Que no en vano, en El Fedón o la inmortalidad del alma, de Platón, Cebes le dirá a Sócrates que el alma (cito textualmente), cuando examina los asuntos por sí misma sin recurrir al cuerpo, tiende hacia lo que es puro, eterno, inmortal e inmutable, y cuando es de esta misma naturaleza, se une a ello, si es para sí misma, y puede.

Y esta imagen dialógica del pensamiento humano, continuaría imponiéndose en el íntimo reflexionar griego y romano hasta el pensamiento de Séneca (siglo IV d.C.), considerándose al hombre principio y fin de su valor moral, cuya alma, o espíritu, trascendía su condición temporal.

Ideas estas últimas compartidas por San Agustín en su obra Soliloquios, aplicando el coloquio platónico para exposición de la fe cristiana, sostenido mediante el Diálogo íntimo entre Dios y la Razón, interpolado éste en unidad de pensamiento con los diálogos del alma humana cantados en los textos de la Biblia; sentenciando que esta es la vía expedita a la que el hombre debe recurrir para acercarse a la verdad de Dios, única e incuestionable.

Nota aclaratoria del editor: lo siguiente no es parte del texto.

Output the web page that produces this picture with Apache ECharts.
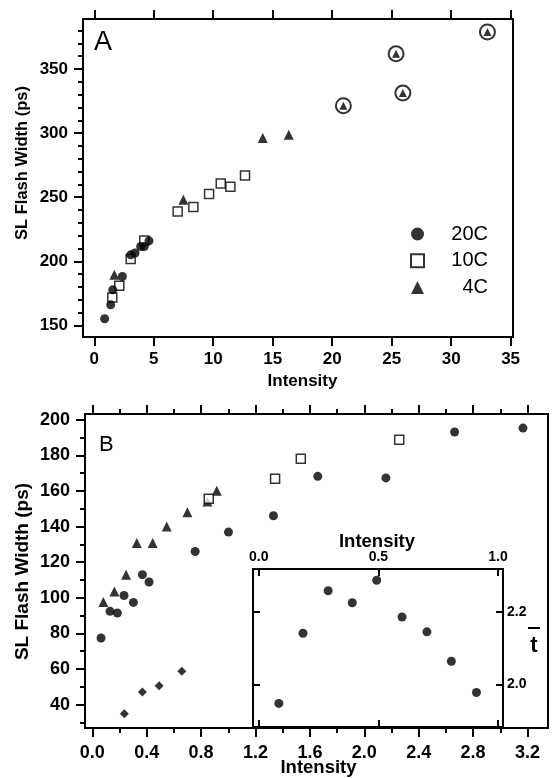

Sería, pues, en nuestra modesta opinión, el diálogo íntimo y revelador, figura natural léxica propia del pensamiento y lenguaje del hombre, ejercido exteriormente por su instinto gregario en comunicación humana, imprescindible en la retórica literaria, ya descrito en la Biblia como búsqueda recurrente de Dios por el hombre, tratando de comprenderse en su verdadera dimensión humana, ética y moral; el que integrado al pensamiento dialógico grecolatino a partir de los diálogos platónicos, hizo posible, que en apenas unos doscientos años, el mundo europeo politeísta aceptara -casi íntegramente- su conversión al pensamiento de la fe cristiana.